Data segment.
-*-

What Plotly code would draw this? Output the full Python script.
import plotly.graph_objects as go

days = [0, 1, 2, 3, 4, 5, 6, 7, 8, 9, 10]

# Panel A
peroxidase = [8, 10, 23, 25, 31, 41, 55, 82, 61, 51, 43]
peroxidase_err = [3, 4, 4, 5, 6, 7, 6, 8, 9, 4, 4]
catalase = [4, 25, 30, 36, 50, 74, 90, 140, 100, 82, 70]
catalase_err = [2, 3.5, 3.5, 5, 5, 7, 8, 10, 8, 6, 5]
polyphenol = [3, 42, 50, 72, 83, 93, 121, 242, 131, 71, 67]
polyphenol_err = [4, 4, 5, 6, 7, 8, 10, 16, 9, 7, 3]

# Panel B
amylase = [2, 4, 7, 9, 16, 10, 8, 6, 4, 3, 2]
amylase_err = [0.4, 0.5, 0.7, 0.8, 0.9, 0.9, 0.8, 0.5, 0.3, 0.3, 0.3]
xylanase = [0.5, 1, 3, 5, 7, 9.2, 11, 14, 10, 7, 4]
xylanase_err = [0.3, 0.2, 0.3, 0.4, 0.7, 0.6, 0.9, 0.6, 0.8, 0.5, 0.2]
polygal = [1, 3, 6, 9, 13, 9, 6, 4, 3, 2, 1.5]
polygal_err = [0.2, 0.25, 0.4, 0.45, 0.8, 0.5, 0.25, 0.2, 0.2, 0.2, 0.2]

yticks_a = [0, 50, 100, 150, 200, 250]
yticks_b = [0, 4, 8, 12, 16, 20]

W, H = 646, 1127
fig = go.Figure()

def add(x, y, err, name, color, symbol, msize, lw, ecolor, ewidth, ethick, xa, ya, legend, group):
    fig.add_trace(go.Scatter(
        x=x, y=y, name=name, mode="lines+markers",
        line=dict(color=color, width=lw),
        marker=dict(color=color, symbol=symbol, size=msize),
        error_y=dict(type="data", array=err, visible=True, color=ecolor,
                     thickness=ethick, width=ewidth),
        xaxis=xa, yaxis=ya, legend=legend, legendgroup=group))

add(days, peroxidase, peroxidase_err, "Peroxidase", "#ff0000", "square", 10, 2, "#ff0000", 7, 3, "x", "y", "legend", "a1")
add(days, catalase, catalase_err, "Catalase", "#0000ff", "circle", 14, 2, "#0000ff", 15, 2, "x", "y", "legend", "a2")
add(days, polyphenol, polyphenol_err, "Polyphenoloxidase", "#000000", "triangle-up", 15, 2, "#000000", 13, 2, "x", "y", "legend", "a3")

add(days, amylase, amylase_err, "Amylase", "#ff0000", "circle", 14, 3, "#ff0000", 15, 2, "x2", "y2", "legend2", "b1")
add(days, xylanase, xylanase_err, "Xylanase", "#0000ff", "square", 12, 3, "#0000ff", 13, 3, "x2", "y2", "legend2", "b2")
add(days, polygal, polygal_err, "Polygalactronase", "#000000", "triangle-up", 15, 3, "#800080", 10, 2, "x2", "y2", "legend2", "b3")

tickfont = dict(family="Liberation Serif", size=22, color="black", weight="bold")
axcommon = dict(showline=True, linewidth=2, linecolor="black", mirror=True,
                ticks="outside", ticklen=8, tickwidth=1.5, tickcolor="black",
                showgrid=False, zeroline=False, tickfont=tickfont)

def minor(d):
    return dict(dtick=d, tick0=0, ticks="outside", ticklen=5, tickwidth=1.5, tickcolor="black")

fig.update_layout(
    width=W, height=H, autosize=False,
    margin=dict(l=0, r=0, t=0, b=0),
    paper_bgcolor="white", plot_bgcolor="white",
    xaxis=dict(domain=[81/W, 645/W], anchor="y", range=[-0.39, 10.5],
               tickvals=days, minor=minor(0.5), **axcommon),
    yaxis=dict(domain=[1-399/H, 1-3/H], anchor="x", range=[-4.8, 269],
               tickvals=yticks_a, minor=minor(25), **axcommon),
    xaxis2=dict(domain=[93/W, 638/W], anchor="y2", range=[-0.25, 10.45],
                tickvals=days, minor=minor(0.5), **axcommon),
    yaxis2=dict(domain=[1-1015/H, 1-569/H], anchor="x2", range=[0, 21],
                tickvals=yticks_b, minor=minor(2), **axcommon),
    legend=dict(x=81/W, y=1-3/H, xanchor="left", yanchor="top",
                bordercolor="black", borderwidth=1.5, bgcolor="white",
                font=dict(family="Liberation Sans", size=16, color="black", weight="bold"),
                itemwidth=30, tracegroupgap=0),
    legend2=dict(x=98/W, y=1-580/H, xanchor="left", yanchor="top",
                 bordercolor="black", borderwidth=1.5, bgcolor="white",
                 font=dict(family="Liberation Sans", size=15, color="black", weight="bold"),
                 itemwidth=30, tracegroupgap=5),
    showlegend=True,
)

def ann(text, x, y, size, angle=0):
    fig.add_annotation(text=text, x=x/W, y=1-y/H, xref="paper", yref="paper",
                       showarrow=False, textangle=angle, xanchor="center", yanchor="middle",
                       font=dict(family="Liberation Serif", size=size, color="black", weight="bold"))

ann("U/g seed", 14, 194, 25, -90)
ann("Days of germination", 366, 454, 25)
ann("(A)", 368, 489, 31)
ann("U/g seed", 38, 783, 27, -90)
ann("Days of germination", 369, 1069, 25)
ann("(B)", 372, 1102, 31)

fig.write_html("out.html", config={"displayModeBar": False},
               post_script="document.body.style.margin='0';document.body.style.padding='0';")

-*-

Transcribe the data above in full, exactly.

Final result.
What Plotly code would draw this? Output the full Python script.
import plotly.graph_objects as go

days = [0, 1, 2, 3, 4, 5, 6, 7, 8, 9, 10]

# Panel A
peroxidase = [8, 10, 23, 25, 31, 41, 55, 82, 61, 51, 43]
peroxidase_err = [3, 4, 4, 5, 6, 7, 6, 8, 9, 4, 4]
catalase = [4, 25, 30, 36, 50, 74, 90, 140, 100, 82, 70]
catalase_err = [2, 3.5, 3.5, 5, 5, 7, 8, 10, 8, 6, 5]
polyphenol = [3, 42, 50, 72, 83, 93, 121, 242, 131, 71, 67]
polyphenol_err = [4, 4, 5, 6, 7, 8, 10, 16, 9, 7, 3]

# Panel B
amylase = [2, 4, 7, 9, 16, 10, 8, 6, 4, 3, 2]
amylase_err = [0.4, 0.5, 0.7, 0.8, 0.9, 0.9, 0.8, 0.5, 0.3, 0.3, 0.3]
xylanase = [0.5, 1, 3, 5, 7, 9.2, 11, 14, 10, 7, 4]
xylanase_err = [0.3, 0.2, 0.3, 0.4, 0.7, 0.6, 0.9, 0.6, 0.8, 0.5, 0.2]
polygal = [1, 3, 6, 9, 13, 9, 6, 4, 3, 2, 1.5]
polygal_err = [0.2, 0.25, 0.4, 0.45, 0.8, 0.5, 0.25, 0.2, 0.2, 0.2, 0.2]

yticks_a = [0, 50, 100, 150, 200, 250]
yticks_b = [0, 4, 8, 12, 16, 20]

W, H = 646, 1127
fig = go.Figure()

def add(x, y, err, name, color, symbol, msize, lw, ecolor, ewidth, ethick, xa, ya, legend, group):
    fig.add_trace(go.Scatter(
        x=x, y=y, name=name, mode="lines+markers",
        line=dict(color=color, width=lw),
        marker=dict(color=color, symbol=symbol, size=msize),
        error_y=dict(type="data", array=err, visible=True, color=ecolor,
                     thickness=ethick, width=ewidth),
        xaxis=xa, yaxis=ya, legend=legend, legendgroup=group))

add(days, peroxidase, peroxidase_err, "Peroxidase", "#ff0000", "square", 10, 2, "#ff0000", 7, 3, "x", "y", "legend", "a1")
add(days, catalase, catalase_err, "Catalase", "#0000ff", "circle", 14, 2, "#0000ff", 15, 2, "x", "y", "legend", "a2")
add(days, polyphenol, polyphenol_err, "Polyphenoloxidase", "#000000", "triangle-up", 15, 2, "#000000", 13, 2, "x", "y", "legend", "a3")

add(days, amylase, amylase_err, "Amylase", "#ff0000", "circle", 14, 3, "#ff0000", 15, 2, "x2", "y2", "legend2", "b1")
add(days, xylanase, xylanase_err, "Xylanase", "#0000ff", "square", 12, 3, "#0000ff", 13, 3, "x2", "y2", "legend2", "b2")
add(days, polygal, polygal_err, "Polygalactronase", "#000000", "triangle-up", 15, 3, "#800080", 10, 2, "x2", "y2", "legend2", "b3")

tickfont = dict(family="Liberation Serif", size=22, color="black", weight="bold")
axcommon = dict(showline=True, linewidth=2, linecolor="black", mirror=True,
                ticks="outside", ticklen=8, tickwidth=1.5, tickcolor="black",
                showgrid=False, zeroline=False, tickfont=tickfont)

def minor(d):
    return dict(dtick=d, tick0=0, ticks="outside", ticklen=5, tickwidth=1.5, tickcolor="black")

fig.update_layout(
    width=W, height=H, autosize=False,
    margin=dict(l=0, r=0, t=0, b=0),
    paper_bgcolor="white", plot_bgcolor="white",
    xaxis=dict(domain=[81/W, 645/W], anchor="y", range=[-0.39, 10.5],
               tickvals=days, minor=minor(0.5), **axcommon),
    yaxis=dict(domain=[1-399/H, 1-3/H], anchor="x", range=[-4.8, 269],
               tickvals=yticks_a, minor=minor(25), **axcommon),
    xaxis2=dict(domain=[93/W, 638/W], anchor="y2", range=[-0.25, 10.45],
                tickvals=days, minor=minor(0.5), **axcommon),
    yaxis2=dict(domain=[1-1015/H, 1-569/H], anchor="x2", range=[0, 21],
                tickvals=yticks_b, minor=minor(2), **axcommon),
    legend=dict(x=81/W, y=1-3/H, xanchor="left", yanchor="top",
                bordercolor="black", borderwidth=1.5, bgcolor="white",
                font=dict(family="Liberation Sans", size=16, color="black", weight="bold"),
                itemwidth=30, tracegroupgap=0),
    legend2=dict(x=98/W, y=1-580/H, xanchor="left", yanchor="top",
                 bordercolor="black", borderwidth=1.5, bgcolor="white",
                 font=dict(family="Liberation Sans", size=15, color="black", weight="bold"),
                 itemwidth=30, tracegroupgap=5),
    showlegend=True,
)

def ann(text, x, y, size, angle=0):
    fig.add_annotation(text=text, x=x/W, y=1-y/H, xref="paper", yref="paper",
                       showarrow=False, textangle=angle, xanchor="center", yanchor="middle",
                       font=dict(family="Liberation Serif", size=size, color="black", weight="bold"))

ann("U/g seed", 14, 194, 25, -90)
ann("Days of germination", 366, 454, 25)
ann("(A)", 368, 489, 31)
ann("U/g seed", 38, 783, 27, -90)
ann("Days of germination", 369, 1069, 25)
ann("(B)", 372, 1102, 31)

fig.write_html("out.html", config={"displayModeBar": False},
               post_script="document.body.style.margin='0';document.body.style.padding='0';")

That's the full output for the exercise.